In this design scheme, the embedded-system engineer uses a processor generator to create one or more application-specific embedded processors. The generator draws on state-of-the-art processor, EDA and embedded-software development technologies to create all the hardware and software databases and tools for the complete processor.
Thus, the generator lets designers use the unique characteristics of their applications. For example, they can select and define such processor attributes as DSP coprocessors, cache and memory hierarchy, exception configurations, interrupt-level settings and processor interface bus width, and even create their own design-specific instructions.
These new configurable-processor technologies come at a time when hardware and software co-design plays an increasing role in embedded-system design. The embedded-system designer gradually evolves the system concept from an abstract representation, often in the form of a fast system simulation model, to a detailed implementation, generally including simulations of each hardware and software component. This sequence of more-refined models allows increasingly accurate modeling of cycle-by-cycle behavior of the implementation. It relies on creation of several interlocking models to address different forms of verification-especially validation of code, logic, timing, power and interface protocols. Moreover, the designer may need all of these models working together to permit exploration of different partition options and different implementations of the hardware and software blocks. This new flexibility in partitioning also helps him or her in the timely and correct integration of all the systems as they undergo detailed design.
A hierarchy of partitioning is central to co-design. Part of this involves identifying major subsystems within the I/O and the computations that are required. Partitioning deals with segmenting the system portions implemented in hardware as various special-purpose function units and those implemented in software running on one or more processors. Then, within each of those partitions, the embedded-system designer needs to refine each so that the software is further divided into particular threads and procedures. Hardware blocks must ultimately be broken down to the final gate and transistor-level implementation.
Current EDA tools provide a certain level of embedded design productivity. Designers perform most of the hardware design using hardware-description languages (HDLs) like Verilog or VHDL. Or they reuse previously developed blocks or blocks they've earlier acquired that are represented in those HDLs. Similarly, software engineers develop code in C and C++ and third-party software infrastructure like real-time operating systems (RTOSes).
However, the industry is undergoing significant changes that affect embedded-system design and the requirements placed on co-design. More designs combine advanced user interfaces, computation and protocol processing. There is greater system complexity, measured by the number of gates and bytes of code used in next generations of embedded systems.
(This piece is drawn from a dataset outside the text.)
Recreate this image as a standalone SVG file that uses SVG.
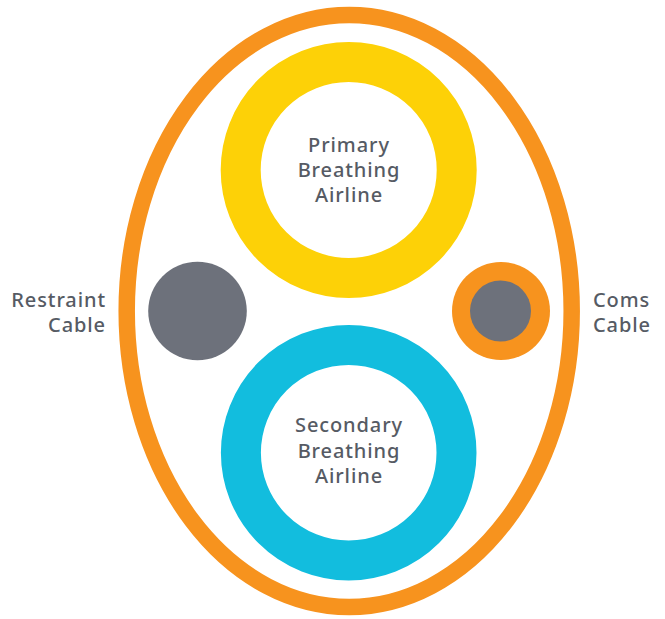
<svg xmlns="http://www.w3.org/2000/svg" width="665" height="619" viewBox="0 0 665 619">
<style>
.lbl{font-family:"Noto Sans","Liberation Sans",sans-serif;font-size:20px;font-weight:500;fill:#565b64;letter-spacing:0.9px}
.mid{text-anchor:middle}
</style>
<rect width="665" height="619" fill="#ffffff"/>
<g id="outer-sheath">
<ellipse cx="349.2" cy="311" rx="222.5" ry="296" fill="none" stroke="#f7931e" stroke-width="16.5"/>
</g>
<g id="primary-airline">
<circle cx="348.7" cy="170" r="108" fill="none" stroke="#fdd107" stroke-width="40"/>
<text class="lbl mid" x="349" y="152">Primary</text>
<text class="lbl mid" x="349" y="177">Breathing</text>
<text class="lbl mid" x="349" y="202">Airline</text>
</g>
<g id="secondary-airline">
<circle cx="348.7" cy="452.7" r="107.8" fill="none" stroke="#12bdde" stroke-width="40"/>
<text class="lbl mid" x="349" y="432">Secondary</text>
<text class="lbl mid" x="349" y="458">Breathing</text>
<text class="lbl mid" x="349" y="483">Airline</text>
</g>
<g id="restraint-cable">
<circle cx="197.5" cy="311" r="49.3" fill="#6d717b"/>
<text class="lbl" text-anchor="end" x="106" y="307">Restraint</text>
<text class="lbl" text-anchor="end" x="106" y="332">Cable</text>
</g>
<g id="coms-cable">
<circle cx="501" cy="311" r="49" fill="#f7931e"/>
<circle cx="500.5" cy="311" r="30.5" fill="#6d717b"/>
<text class="lbl" x="593" y="307">Coms</text>
<text class="lbl" x="593" y="332">Cable</text>
</g>
<g id="connectors"></g>
</svg>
These emerging co-design issues are best handled by improving the range of choices in the partitioning and implementation of the system's hardware and software design. More latitude is needed by the designer to verify that all the hardware pieces operate efficiently with one another, the software pieces work with one another, and the hardware works with the software.
Application fit
One way to address these issues is to give the embedded designer the ability to configure the system processor to exactly fit the application. By doing so, one can dramatically improve the efficiency of a design by extending the instruction-set architecture specifying memory hierarchy characteristics (instruction RAM and cache, data RAM and cache), bus interfaces and the suite of closely coupled peripherals required for a given application, like sophisticated interrupt controllers, timers and debug support.
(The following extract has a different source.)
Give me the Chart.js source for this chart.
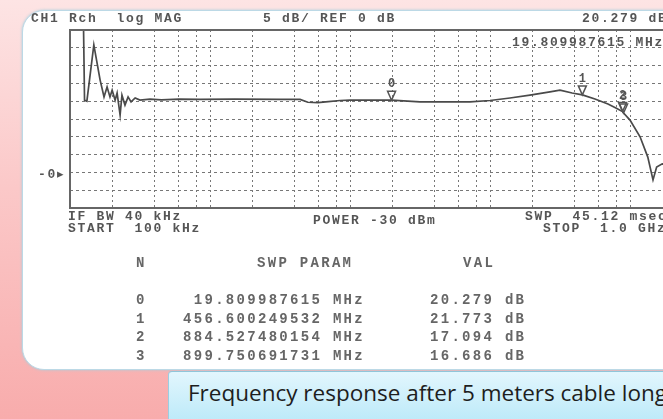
<!DOCTYPE html>
<html>
<head>
<meta charset="utf-8">
<script src="https://cdn.jsdelivr.net/npm/chart.js@4.4.0/dist/chart.umd.min.js"></script>
<style>
html, body { margin: 0; padding: 0; width: 663px; height: 419px; overflow: hidden; }
body { position: relative; background: linear-gradient(180deg, #fde4e4 0%, #fbc8c8 45%, #f8acac 100%); }
#panel { position: absolute; left: 22px; top: 10px; width: 720px; height: 358px; background: #fff;
         border: 1px solid #bcd9e6; border-radius: 22px; box-shadow: 0 0 3px #a8cfdd; }
#chartBox { position: absolute; left: 0; top: 0; }
.t { position: absolute; white-space: pre; color: #555; font: bold 13px "Liberation Mono", monospace;
     letter-spacing: 1.7px; line-height: 12px; filter: blur(0.3px); }
.tb { position: absolute; white-space: pre; color: #666; font: bold 14px "Liberation Mono", monospace;
      letter-spacing: 2.3px; line-height: 14px; filter: blur(0.3px); }
#caption { position: absolute; left: 168px; top: 371px; width: 540px; height: 60px;
           background: linear-gradient(180deg, #e2f6fd 0%, #b4e7f8 100%);
           border-top: 1px solid #8fc6da; border-left: 1px solid #9ccde0; border-top-left-radius: 4px;
           font: 22.5px "Open Sans", sans-serif; color: #1e1e1e; line-height: 24px; }
#caption span { position: absolute; left: 19px; top: 9px; white-space: nowrap; }
</style>
</head>
<body>
<div id="panel"></div>
<div id="chartBox"><canvas id="vnaChart" width="720" height="240"></canvas></div>

<div class="t" style="left:31px;top:13px">CH1 Rch  log MAG</div>
<div class="t" style="left:263px;top:13px">5 dB/ REF 0 dB</div>
<div class="t" style="left:582px;top:13px">20.279 dB</div>
<div class="t" style="left:512px;top:37px">19.809987615 MHz</div>
<div class="t" style="left:38px;top:168px">-0<span style="font-family:'DejaVu Sans';letter-spacing:0">&#9656;</span></div>
<div class="t" style="left:68px;top:211px">IF BW 40 kHz</div>
<div class="t" style="left:68px;top:223px">START  100 kHz</div>
<div class="t" style="left:313px;top:215px">POWER -30 dBm</div>
<div class="t" style="left:525px;top:211px">SWP  45.12 msec</div>
<div class="t" style="left:543px;top:223px">STOP  1.0 GHz</div>

<div class="tb" style="left:136px;top:256px">N</div>
<div class="tb" style="left:257px;top:256px">SWP PARAM</div>
<div class="tb" style="left:463px;top:256px">VAL</div>
<div id="table"></div>

<div id="caption"><span>Frequency response after 5 meters cable long</span></div>

<script>
// trace (Hz, dB)
const traceFreqs = [1.0e5, 1.25e5, 1.27e5, 1.32e5, 1.48e5, 1.64e5, 1.75e5, 1.84e5, 1.93e5, 2.0e5,
    2.1e5, 2.17e5, 2.28e5, 2.35e5, 2.47e5, 2.6e5, 2.73e5, 2.92e5, 3.16e5, 3.73e5,
    4.5e5, 6.0e5, 8.5e5, 1.5e6, 3.2e6, 4.4e6, 5.0e6, 5.9e6, 7.0e6, 8.5e6,
    1.0e7, 1.98e7, 3.16e7, 5.0e7, 7.2e7, 1.0e8, 1.39e8, 1.93e8, 2.68e8, 3.16e8,
    3.86e8, 4.566e8, 5.62e8, 6.96e8, 7.93e8, 8.845e8, 8.9975e8, 1.0e9, 1.18e9, 1.34e9,
    1.46e9, 1.55e9, 1.7e9, 2.6e9];
const traceDb = [40, 40, 20.3, 20.0, 35.8, 26.0, 21.2, 24.0, 21.2, 23.1,
    20.3, 22.3, 16.1, 21.7, 18.9, 21.2, 19.8, 20.9, 20.3, 20.6,
    20.4, 20.6, 20.5, 20.6, 20.5, 20.5, 19.7, 19.6, 19.9, 20.2,
    20.3, 20.28, 19.8, 19.8, 19.8, 20.2, 20.9, 21.7, 22.6, 23.1,
    22.3, 21.77, 20.6, 19.2, 18.1, 17.09, 16.69, 14.7, 10.0, 4.3,
    -2.1, 1.5, 2.4, 1.8];

// marker table
const markerIds = [0, 1, 2, 3];
const markerFreqMHz = ['19.809987615', '456.600249532', '884.527480154', '899.750691731'];
const markerVals = [20.279, 21.773, 17.094, 16.686];

// graticule
const gridFreqs = [2e5, 4e5, 6e5, 8e5, 1e6, 2e6, 4e6, 6e6, 8e6, 1e7,
    2e7, 4e7, 6e7, 8e7, 1e8, 2e8, 4e8, 6e8, 8e8, 1e9, 2e9];
const dbMin = -10, dbMax = 40, dbPerDiv = 5;

// marker table rows
const table = document.getElementById('table');
markerIds.forEach((id, i) => {
    const top = 293 + Math.round(i * 18.5);
    table.insertAdjacentHTML('beforeend',
        `<div class="tb" style="left:136px;top:${top}px">${id}</div>` +
        `<div class="tb" style="left:150px;width:215px;text-align:right;top:${top}px">${markerFreqMHz[i]} MHz</div>` +
        `<div class="tb" style="left:430px;top:${top}px">${markerVals[i].toFixed(3)} dB</div>`);
});

const frameAndMarkers = {
    id: 'frameAndMarkers',
    afterDatasetsDraw(chart) {
        const { ctx, chartArea: a, scales: { x, y } } = chart;
        ctx.save();
        ctx.strokeStyle = '#666';
        ctx.lineWidth = 2;
        ctx.strokeRect(a.left, a.top, a.right - a.left, a.bottom - a.top);

        ctx.strokeStyle = '#555';
        ctx.fillStyle = '#555';
        ctx.lineWidth = 1.5;
        ctx.font = 'bold 12px "Liberation Mono"';
        ctx.textAlign = 'center';
        ctx.textBaseline = 'bottom';
        markerIds.forEach((id, i) => {
            const px = x.getPixelForValue(parseFloat(markerFreqMHz[i]) * 1e6);
            const py = y.getPixelForValue(markerVals[i]);
            ctx.beginPath();
            ctx.moveTo(px - 4, py - 9);
            ctx.lineTo(px + 4, py - 9);
            ctx.lineTo(px, py);
            ctx.closePath();
            ctx.stroke();
            ctx.fillText(String(id), px, py - 10);
        });
        ctx.restore();
    }
};

new Chart(document.getElementById('vnaChart'), {
    type: 'line',
    data: {
        datasets: [{
            data: traceFreqs.map((f, i) => ({ x: f, y: traceDb[i] })),
            borderColor: '#4a4a4a',
            borderWidth: 1.7,
            pointRadius: 0,
            tension: 0
        }]
    },
    options: {
        responsive: false,
        animation: false,
        devicePixelRatio: 1,
        layout: { padding: { left: 70, top: 30, right: 20, bottom: 32 } },
        plugins: { legend: { display: false }, tooltip: { enabled: false } },
        scales: {
            x: {
                type: 'logarithmic',
                min: 1e5,
                max: Math.pow(10, 9.5),
                afterBuildTicks: s => { s.ticks = gridFreqs.map(v => ({ value: v })); },
                ticks: { display: false },
                grid: { color: '#777', lineWidth: 1, drawTicks: false },
                border: { display: false, dash: [2, 3] }
            },
            y: {
                min: dbMin,
                max: dbMax,
                ticks: { display: false, stepSize: dbPerDiv },
                grid: { color: '#777', lineWidth: 1, drawTicks: false },
                border: { display: false, dash: [3, 3] }
            }
        }
    },
    plugins: [frameAndMarkers]
});
</script>
</body>
</html>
Using a configured application-specific processor, the designer achieves significant improvements in application-level performance and cost reduction. Tensilica, for example, has demonstrated performance improvements of five to 20 times over a broad range of software algorithms for content encryption, motion estimation for video conferencing, Viterbi decoding for wireless communications and image compression for digital cameras. Configurability allows inclusion of all the features required to make a particular application run extremely well and omit the extraneous features of a generic one-size-fits-all processor. The result is a much leaner, faster processor subsystem compared with the conventional processor.
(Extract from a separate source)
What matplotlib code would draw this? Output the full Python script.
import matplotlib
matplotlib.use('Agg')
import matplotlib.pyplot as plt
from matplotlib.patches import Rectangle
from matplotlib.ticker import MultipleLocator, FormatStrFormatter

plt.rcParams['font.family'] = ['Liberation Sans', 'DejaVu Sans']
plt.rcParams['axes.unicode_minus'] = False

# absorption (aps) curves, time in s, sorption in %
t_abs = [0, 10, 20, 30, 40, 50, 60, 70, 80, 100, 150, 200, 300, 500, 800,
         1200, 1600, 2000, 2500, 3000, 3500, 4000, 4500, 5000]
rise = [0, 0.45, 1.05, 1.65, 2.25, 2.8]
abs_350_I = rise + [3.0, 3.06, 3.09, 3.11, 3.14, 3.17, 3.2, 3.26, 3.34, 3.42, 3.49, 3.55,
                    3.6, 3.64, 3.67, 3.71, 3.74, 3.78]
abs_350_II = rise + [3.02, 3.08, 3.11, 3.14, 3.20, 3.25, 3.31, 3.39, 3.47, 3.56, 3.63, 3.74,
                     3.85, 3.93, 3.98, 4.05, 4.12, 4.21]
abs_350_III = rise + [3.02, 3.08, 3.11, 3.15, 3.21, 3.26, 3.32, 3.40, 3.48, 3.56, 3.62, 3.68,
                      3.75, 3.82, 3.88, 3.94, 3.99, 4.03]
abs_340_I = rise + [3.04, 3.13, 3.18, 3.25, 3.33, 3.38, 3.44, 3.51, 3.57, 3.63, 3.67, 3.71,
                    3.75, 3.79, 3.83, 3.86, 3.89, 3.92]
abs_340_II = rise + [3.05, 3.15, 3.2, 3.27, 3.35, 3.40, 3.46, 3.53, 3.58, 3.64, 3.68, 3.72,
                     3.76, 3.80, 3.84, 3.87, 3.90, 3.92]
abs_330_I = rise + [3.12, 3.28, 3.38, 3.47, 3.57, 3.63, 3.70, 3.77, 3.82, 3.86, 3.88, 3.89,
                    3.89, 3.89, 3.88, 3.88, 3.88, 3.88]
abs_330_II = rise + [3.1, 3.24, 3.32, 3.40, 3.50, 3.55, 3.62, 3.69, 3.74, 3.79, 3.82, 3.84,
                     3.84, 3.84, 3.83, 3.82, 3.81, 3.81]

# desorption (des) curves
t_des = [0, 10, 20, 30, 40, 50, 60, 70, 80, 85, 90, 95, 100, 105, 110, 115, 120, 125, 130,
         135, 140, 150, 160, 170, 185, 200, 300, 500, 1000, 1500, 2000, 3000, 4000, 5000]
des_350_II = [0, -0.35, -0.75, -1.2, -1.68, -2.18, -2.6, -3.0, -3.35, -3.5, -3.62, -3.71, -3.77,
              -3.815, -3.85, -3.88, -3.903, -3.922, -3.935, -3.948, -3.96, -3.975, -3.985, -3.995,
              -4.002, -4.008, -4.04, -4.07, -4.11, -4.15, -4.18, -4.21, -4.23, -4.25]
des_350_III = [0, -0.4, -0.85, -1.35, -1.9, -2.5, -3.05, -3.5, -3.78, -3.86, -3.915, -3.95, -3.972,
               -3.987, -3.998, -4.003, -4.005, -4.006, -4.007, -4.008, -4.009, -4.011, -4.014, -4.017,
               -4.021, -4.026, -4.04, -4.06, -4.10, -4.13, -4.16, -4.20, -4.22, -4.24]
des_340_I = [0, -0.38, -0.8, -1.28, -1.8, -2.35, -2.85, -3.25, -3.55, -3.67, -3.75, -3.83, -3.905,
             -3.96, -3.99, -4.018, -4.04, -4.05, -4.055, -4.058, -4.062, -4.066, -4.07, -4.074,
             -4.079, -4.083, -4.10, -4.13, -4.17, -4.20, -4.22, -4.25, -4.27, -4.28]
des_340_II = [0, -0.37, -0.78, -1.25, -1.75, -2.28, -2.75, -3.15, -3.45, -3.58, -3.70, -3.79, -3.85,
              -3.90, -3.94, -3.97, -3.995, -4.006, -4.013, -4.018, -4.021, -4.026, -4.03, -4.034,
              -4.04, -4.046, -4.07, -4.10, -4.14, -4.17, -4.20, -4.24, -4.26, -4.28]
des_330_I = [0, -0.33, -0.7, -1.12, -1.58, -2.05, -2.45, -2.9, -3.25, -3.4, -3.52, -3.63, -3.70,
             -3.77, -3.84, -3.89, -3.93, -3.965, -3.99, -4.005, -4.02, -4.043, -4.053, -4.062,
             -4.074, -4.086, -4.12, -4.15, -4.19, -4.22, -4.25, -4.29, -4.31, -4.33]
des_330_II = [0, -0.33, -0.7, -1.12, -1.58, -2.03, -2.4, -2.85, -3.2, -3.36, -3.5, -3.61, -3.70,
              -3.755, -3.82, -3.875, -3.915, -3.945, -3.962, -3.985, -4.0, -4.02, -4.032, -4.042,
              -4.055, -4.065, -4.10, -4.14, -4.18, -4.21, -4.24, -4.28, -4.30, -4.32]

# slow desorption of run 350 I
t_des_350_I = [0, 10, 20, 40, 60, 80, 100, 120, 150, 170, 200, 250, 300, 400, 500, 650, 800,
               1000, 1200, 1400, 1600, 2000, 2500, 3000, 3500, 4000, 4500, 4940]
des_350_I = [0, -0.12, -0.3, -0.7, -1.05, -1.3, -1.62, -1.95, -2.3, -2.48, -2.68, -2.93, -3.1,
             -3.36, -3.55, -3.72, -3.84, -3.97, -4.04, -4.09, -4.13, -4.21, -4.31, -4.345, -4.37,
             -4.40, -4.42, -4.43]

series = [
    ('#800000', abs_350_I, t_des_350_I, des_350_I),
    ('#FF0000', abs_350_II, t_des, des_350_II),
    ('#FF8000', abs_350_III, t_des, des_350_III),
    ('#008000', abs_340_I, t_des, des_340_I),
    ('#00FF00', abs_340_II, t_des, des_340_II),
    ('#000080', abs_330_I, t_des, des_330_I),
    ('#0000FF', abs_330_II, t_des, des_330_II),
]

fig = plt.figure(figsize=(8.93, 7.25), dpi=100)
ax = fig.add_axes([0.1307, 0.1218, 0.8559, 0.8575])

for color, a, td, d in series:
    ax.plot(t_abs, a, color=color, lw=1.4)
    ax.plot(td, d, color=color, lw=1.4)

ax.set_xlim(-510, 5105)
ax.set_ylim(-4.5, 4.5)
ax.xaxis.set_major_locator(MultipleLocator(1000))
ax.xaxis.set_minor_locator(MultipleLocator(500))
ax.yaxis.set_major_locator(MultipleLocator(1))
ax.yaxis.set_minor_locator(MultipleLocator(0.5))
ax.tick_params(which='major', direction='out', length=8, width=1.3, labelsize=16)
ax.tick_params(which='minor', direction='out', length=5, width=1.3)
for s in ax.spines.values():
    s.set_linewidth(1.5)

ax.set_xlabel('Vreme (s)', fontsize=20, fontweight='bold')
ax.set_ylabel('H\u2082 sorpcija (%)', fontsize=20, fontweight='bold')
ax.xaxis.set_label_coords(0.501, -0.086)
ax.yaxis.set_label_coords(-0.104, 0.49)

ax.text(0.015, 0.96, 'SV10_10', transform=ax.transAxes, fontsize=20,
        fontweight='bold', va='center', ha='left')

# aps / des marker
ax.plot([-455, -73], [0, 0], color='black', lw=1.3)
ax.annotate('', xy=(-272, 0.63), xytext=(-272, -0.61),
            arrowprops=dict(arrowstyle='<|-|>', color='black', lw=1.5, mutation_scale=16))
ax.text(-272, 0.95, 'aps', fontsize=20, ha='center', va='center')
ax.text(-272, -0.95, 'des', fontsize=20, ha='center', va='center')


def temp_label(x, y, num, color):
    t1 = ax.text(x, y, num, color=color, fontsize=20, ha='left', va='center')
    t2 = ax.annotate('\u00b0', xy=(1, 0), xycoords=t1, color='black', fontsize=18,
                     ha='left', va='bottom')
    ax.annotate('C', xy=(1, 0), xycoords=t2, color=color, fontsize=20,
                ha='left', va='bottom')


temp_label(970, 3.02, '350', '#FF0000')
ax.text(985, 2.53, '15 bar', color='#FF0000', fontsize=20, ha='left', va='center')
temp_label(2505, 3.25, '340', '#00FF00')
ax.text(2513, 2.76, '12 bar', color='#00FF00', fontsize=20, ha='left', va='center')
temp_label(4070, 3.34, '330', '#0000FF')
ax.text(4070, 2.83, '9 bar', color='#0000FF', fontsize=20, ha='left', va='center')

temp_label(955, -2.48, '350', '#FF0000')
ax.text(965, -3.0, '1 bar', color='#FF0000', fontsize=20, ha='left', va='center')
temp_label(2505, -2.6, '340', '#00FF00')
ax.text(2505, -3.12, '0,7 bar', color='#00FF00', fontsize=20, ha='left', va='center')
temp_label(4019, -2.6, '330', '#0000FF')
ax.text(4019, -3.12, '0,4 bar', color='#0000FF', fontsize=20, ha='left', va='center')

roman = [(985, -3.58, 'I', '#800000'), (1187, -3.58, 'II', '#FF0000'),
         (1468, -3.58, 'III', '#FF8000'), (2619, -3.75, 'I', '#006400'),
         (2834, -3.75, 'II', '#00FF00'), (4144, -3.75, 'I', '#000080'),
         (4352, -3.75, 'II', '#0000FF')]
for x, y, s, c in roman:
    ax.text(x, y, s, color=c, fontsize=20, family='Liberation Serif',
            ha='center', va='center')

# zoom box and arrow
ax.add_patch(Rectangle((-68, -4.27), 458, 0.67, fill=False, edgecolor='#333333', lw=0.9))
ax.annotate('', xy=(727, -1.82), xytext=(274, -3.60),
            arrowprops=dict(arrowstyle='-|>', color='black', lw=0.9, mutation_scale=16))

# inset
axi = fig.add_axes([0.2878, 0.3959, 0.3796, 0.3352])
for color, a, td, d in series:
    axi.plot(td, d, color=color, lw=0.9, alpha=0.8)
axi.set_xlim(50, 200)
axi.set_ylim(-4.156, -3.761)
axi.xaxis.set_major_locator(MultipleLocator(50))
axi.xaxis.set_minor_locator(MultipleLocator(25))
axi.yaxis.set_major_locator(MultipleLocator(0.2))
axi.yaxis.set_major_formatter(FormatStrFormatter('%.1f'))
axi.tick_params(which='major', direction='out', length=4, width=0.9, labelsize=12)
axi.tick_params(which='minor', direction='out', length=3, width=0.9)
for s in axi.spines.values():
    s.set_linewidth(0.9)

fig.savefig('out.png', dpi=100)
With such configurability, processor performance targeted at implementing a given set of functions can meet or exceed the performance of dedicated hardware for the same functions. Also, embedded designers can avoid being locked into a rigid configuration and paying the price for design or standard changes.
Matching the processor to the tools and hardware languages used by the other hardware blocks is key to improving co-design. However, until now, the processor has usually been a black box within the integration process and represented only by approximate models of detailed behavior at the gate and RTL levels. Accuracy limitations and unavailability of low-level RTL models for the processor thus makes the processor a foreign object within an ASIC flow.
This issue adds to the complexity of performing static timing verification, test insertion, floor planning, and back-end place and route. Conversely, a processor that is represented in exactly the same form as other blocks in a design allows an expeditious and efficient integration into hardware.
Tool kits count
Likewise, the embedded designer must have world-class software tools for efficient co-design. Modern compilers, libraries, cycle-accurate simulators and debuggers provide superb code quality and extensive support for developing, profiling and validating the code so that the software engineer can quickly design and integrate the software system. This leads to tighter and more-seamless software integration than has generally been available to embedded designers who rely on generic, processor-independent third-party tools.
Co-design success also depends on a smooth continuum of verification models, which allow one to easily build high-level system-simulation models that may be independent of a particular processor. These verification models are used as well to model high-level interactions among system-level components, including the support of C-level peripheral, multiprocessor and interface modeling.
The designer then refines this model to implement the software running on the processor or processors in an instruction-set-level simulation. Performance modeling is performed on that model using cycle accuracy to verify that system throughput is adequate. Next, a tool like Synopsys Eaglei or Mentor's Seamless CVS supports the RTL-to-processor interaction and ultimately one can go down to full RTL-level simulation of the entire system.